Committed projects also include the Scottish Government's share of the revenue costs of PFI projects (which are completed and in operation) and the five NPD projects committed before the current £3.5 billion NPD pipeline.
Annex H sets out the total unitary charges for all Scottish PPP projects, prior to those announced as part of the current £3.5 billion NPD pipeline, including those elements met from other public bodies' own resources, to provide full transparency. The monitoring of long-term investment commitments described in this Annex is based on costs borne by Scottish Government budgets only.
Unitary charges usually include ongoing maintenance commitments over the project life, as well as costs associated with project construction and financing.
Costs associated with planned projects and investments include:
- hub pipeline - revenue financed community health and schools projects;
- modelling assumptions of the revenue cost of delivering an NPD/Hub programme totalling £3.5 billion while consideration is given to the impact of recent changes to Eurostat rules for stand-alone NPD projects;
- Scottish Government's forecast borrowing repayments for anticipated borrowing of £322 million in 2016-17 under the Scotland Act 2012 powers; and
- Scottish Government's repayments for the use of capital borrowing powers from 2017-18, which were increased by the Scotland Act 2016 to £3 billion in aggregate over 10 years, with an annual cap of £450 million.

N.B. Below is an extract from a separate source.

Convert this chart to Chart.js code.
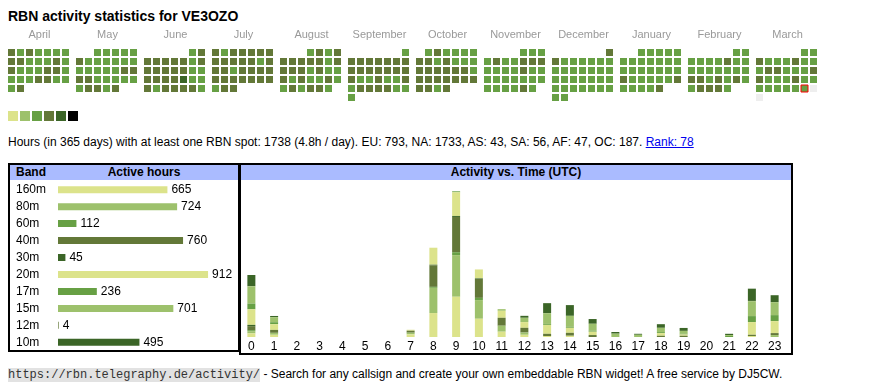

In order to maximise our investment in infrastructure, we will make use of the full £450 million available in 2017-18. This is modelled here as being drawn from the National Loans Fund in 2017-18, with an assumption of repayment over 10 years, an interest rate of 2 per cent, and repayments of both principal and interest from 2017-18 onwards. Final decisions on borrowing arrangements will be taken over the course of the year reflecting an ongoing assessment of programme requirements.
In the UK Spending Review announcement of 25 November 2015, the UK Government set out spending allocations up to 2019-20 for Resource DEL and up to 2020-21 for Capital DEL and financial transactions. Beyond 2019-20 we have no detailed UK departmental spending plans, and therefore no detail of the Scottish block grant settlement. For the purposes of this modelling, we have therefore assumed that spending allocations will grow in line with projected nominal GDP. The years without firm DEL allocations are 2020 to 2022 and these are shown with the hatched pattern in Figure 1.
The Scottish Government intends to review the scope and presentation of this modelling material during 2017, to reflect the changing fiscal responsibilities devolved to Scotland, the diversity of the levers available to support growth and our commitment to transparency in financial reporting.